If you want to know how to write a compelling story, this serves as a perfect example of the craft.

Meanwhile, I watched 20 months of work on a novel I was writing, The Dying Day, go down the tubes thanks to J. J. Abrams.  Though I promised not to get dragged into an ongoing TV series again, having been a devoted follower of The X-Files for far too long, I got snared by the similar Fringe this year. To my horror, the final two episodes for the season mirrored the events in my novel’s plotline and the lives of my characters so thoroughly that the novel may be a complete loss. This is the second time this has happened, and this one is even worse than the first. A fellow writer tried to console me by saying that it shows that my ideas are marketable (online scuttlebutt was calling the Fringe finale “genius”), but that’s little comfort right now. Argh.

Did I mention that yesterday was just a stunningly perfect day?

An Old Guy Listens to Branded by Undercover

Standard

It says something about my taste in Christian rock/pop that I stopped buying most of that genre’s music sometime during the mid-90s.

As for the oldies, I get them out every once in a while.

The other day I had to take a little trip, so I went down into the musical vault and pulled out a helping of Undercover, the seminal Christian “punk pop” band of the 80s. Yes, 80s. (To show my advanced age, I actually still own a Living Epistles T-shirt emblazoned with “No Surfing in Hell,” which I was told was a riff on one of Undercover’s tunes. And yes, I’m a bit embarrassed now that I was once dying to own a T-shirt like that.)

Anyway, I used to really enjoy Undercover’s happy, surf-skater-punk sound. Then they got a new lead singer and moved the band in a harder, darker, more introspective direction.

That direction produced the 1986 album Branded (link to lyrics). If you were to ask me what the top three Christian rock albums of all time were, Branded would have to be on that list.

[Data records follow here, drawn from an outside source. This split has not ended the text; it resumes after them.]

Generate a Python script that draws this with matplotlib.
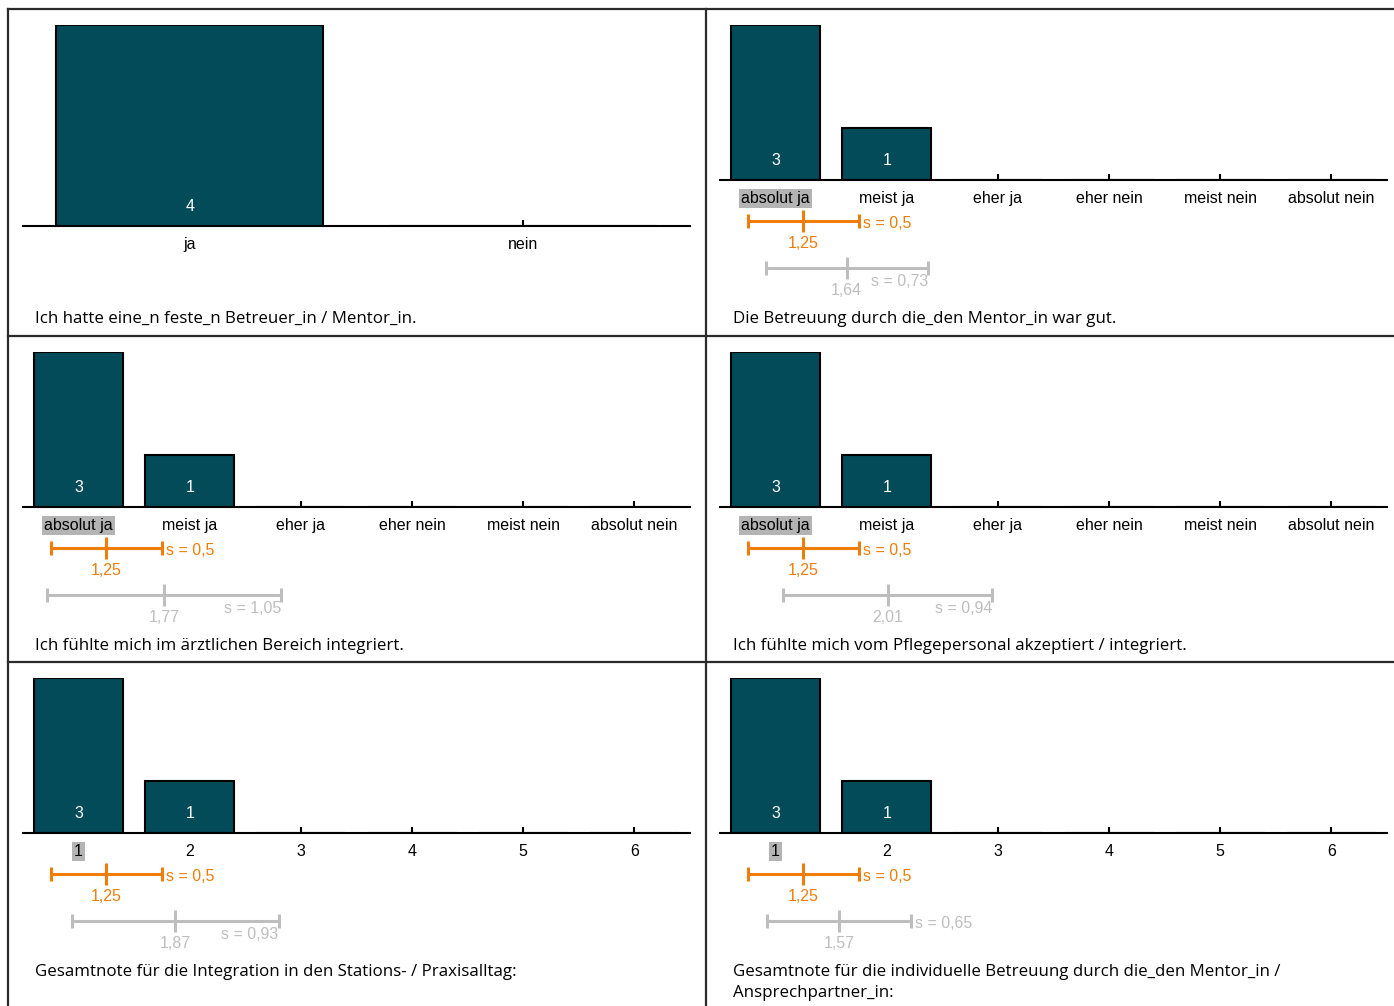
import matplotlib
matplotlib.use("Agg")
import matplotlib.pyplot as plt
from matplotlib.lines import Line2D

# Data
scale_words = ['absolut ja', 'meist ja', 'eher ja', 'eher nein', 'meist nein', 'absolut nein']
grades = ['1', '2', '3', '4', '5', '6']
yes_no = ['ja', 'nein']

titles = [
    'Ich hatte eine_n feste_n Betreuer_in / Mentor_in.',
    'Die Betreuung durch die_den Mentor_in war gut.',
    'Ich fühlte mich im ärztlichen Bereich integriert.',
    'Ich fühlte mich vom Pflegepersonal akzeptiert / integriert.',
    'Gesamtnote für die Integration in den Stations- / Praxisalltag:',
    'Gesamtnote für die individuelle Betreuung durch die_den Mentor_in /\nAnsprechpartner_in:',
]
categories = [yes_no, scale_words, scale_words, scale_words, grades, grades]
counts = [
    [4, 0],
    [3, 1, 0, 0, 0, 0],
    [3, 1, 0, 0, 0, 0],
    [3, 1, 0, 0, 0, 0],
    [3, 1, 0, 0, 0, 0],
    [3, 1, 0, 0, 0, 0],
]
mean_own = [None, 1.25, 1.25, 1.25, 1.25, 1.25]
sd_own = [None, 0.5, 0.5, 0.5, 0.5, 0.5]
mean_ref = [None, 1.64, 1.77, 2.01, 1.87, 1.57]
sd_ref = [None, 0.73, 1.05, 0.94, 0.93, 0.65]
highlight = [None, 0, 0, 0, 0, 0]

# Styles
BAR = '#034B59'
ORANGE = '#F07D0A'
GREY = '#BEBEBE'
BORDER = '#2b2b2b'
LABEL_FONT = ['Liberation Sans', 'DejaVu Sans']
TITLE_FONT = ['Open Sans', 'DejaVu Sans']
sref_pos = [None, 'below', 'below', 'below', 'below', 'right']

W, H = 1394, 1006
fig = plt.figure(figsize=(W / 100, H / 100), dpi=100)


def fx(px):
    return px / W


def fy(py):
    return 1 - py / H


def fmt(v):
    return f"{v:g}".replace('.', ',')


# panel frame lines
def hline(y, x0, x1):
    fig.add_artist(Line2D([fx(x0), fx(x1)], [fy(y), fy(y)], color=BORDER, lw=1.6))


def vline(x, y0, y1):
    fig.add_artist(Line2D([fx(x), fx(x)], [fy(y0), fy(y1)], color=BORDER, lw=1.6))


for y in [9, 336, 662]:
    hline(y, 8, W)
vline(8, 9, H)
vline(706, 9, H)

col_left = [8, 706]
row_top = [9, 336, 662]

for i in range(6):
    r, c = divmod(i, 2)
    px0 = col_left[c] + (15 if c == 0 else 14)
    px1 = px0 + 667
    ptop = row_top[r]
    n = len(categories[i])
    if n == 2:
        bar_top, base = ptop + 16, ptop + 217
    else:
        bar_top, base = ptop + 16, ptop + 171

    ax = fig.add_axes([fx(px0), fy(base), fx(px1) - fx(px0), (base - bar_top) / H])
    xs = list(range(1, n + 1))
    ax.bar(xs, counts[i], width=0.8, color=BAR, edgecolor='black', linewidth=1.5, zorder=2)
    ax.set_xlim(0.5, n + 0.5)
    ax.set_ylim(0, max(counts[i]))
    for s in ['top', 'left', 'right']:
        ax.spines[s].set_visible(False)
    ax.spines['bottom'].set_linewidth(1.5)
    ax.spines['bottom'].set_zorder(3)
    ax.set_yticks([])
    ax.set_xticks(xs)
    ax.set_xticklabels(categories[i], fontsize=11.5, family=LABEL_FONT)
    ax.tick_params(axis='x', direction='in', length=4, width=1.5, pad=8)
    ax.patch.set_alpha(0)
    for x, v in zip(xs, counts[i]):
        if v > 0:
            ax.annotate(str(v), (x, 0), xytext=(0, 14), textcoords='offset points',
                        ha='center', va='center', color='white', fontsize=11.5,
                        family=LABEL_FONT)
    if highlight[i] is not None:
        lab = ax.get_xticklabels()[highlight[i]]
        lab.set_bbox(dict(facecolor='#B4B4B4', edgecolor='none', pad=1.5))

    # title
    fig.text(fx(col_left[c] + 27), fy(ptop + 302), titles[i], ha='left', va='top',
             fontsize=12.2, family=TITLE_FONT, linespacing=1.42)

    if mean_own[i] is None:
        continue

    # error bar axes below the bars, y in pixels from baseline
    eax = fig.add_axes([fx(px0), fy(base + 130), fx(px1) - fx(px0), 130 / H], sharex=ax)
    eax.set_ylim(130, 0)
    eax.axis('off')

    for m, sd, yy, col in [(mean_own[i], sd_own[i], 41, ORANGE), (mean_ref[i], sd_ref[i], 88, GREY)]:
        eax.errorbar(m, yy, xerr=sd, fmt='none', ecolor=col, elinewidth=2.2,
                     capsize=5, capthick=2.2)
        eax.plot(m, yy, marker='|', markersize=16, mew=2.2, color=col)

    # own labels
    eax.annotate(fmt(mean_own[i]), (mean_own[i], 41), xytext=(0, -16.5), textcoords='offset points',
                 ha='center', va='center', color=ORANGE, fontsize=11.5, family=LABEL_FONT)
    eax.annotate('s = ' + fmt(sd_own[i]), (mean_own[i] + sd_own[i], 41), xytext=(3, -2),
                 textcoords='offset points', ha='left', va='center', color=ORANGE,
                 fontsize=11.5, family=LABEL_FONT)
    # reference labels
    eax.annotate(fmt(mean_ref[i]), (mean_ref[i], 88), xytext=(0, -16.5), textcoords='offset points',
                 ha='center', va='center', color=GREY, fontsize=11.5, family=LABEL_FONT)
    if sref_pos[i] == 'right':
        eax.annotate('s = ' + fmt(sd_ref[i]), (mean_ref[i] + sd_ref[i], 88), xytext=(3, -2),
                     textcoords='offset points', ha='left', va='center', color=GREY,
                     fontsize=11.5, family=LABEL_FONT)
    else:
        eax.annotate('s = ' + fmt(sd_ref[i]), (mean_ref[i] + sd_ref[i], 88), xytext=(0, -9.5),
                     textcoords='offset points', ha='right', va='center', color=GREY,
                     fontsize=11.5, family=LABEL_FONT)

fig.savefig('out.png', dpi=100)
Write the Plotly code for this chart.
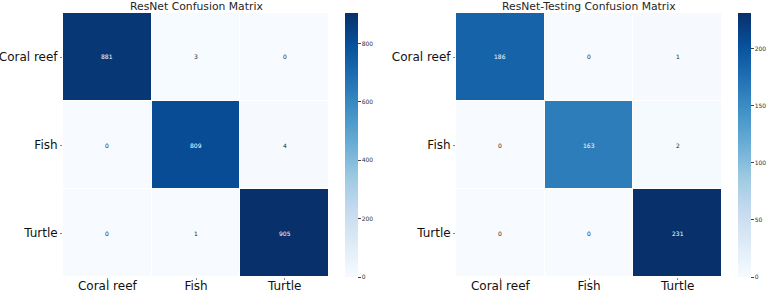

I got out the Undercover, Anthology 1 double-CD the other day. It contains all of Branded, plus the previous three albums by the band.

Wow. I still love Branded. A great collection of music. Not a bad track on the entire disc.

{Update: I removed the link to my favorite song off Branded, “Where Can I Go,” because of questions of the legality of the source on YouTube. I talked with a copyright expert who let me in on all the weirdness and exceptions regarding such things, but I felt that discretion won out here, so I took down the embedded video.}

What are your favorite Christian “oldies” from the 70s and 80s?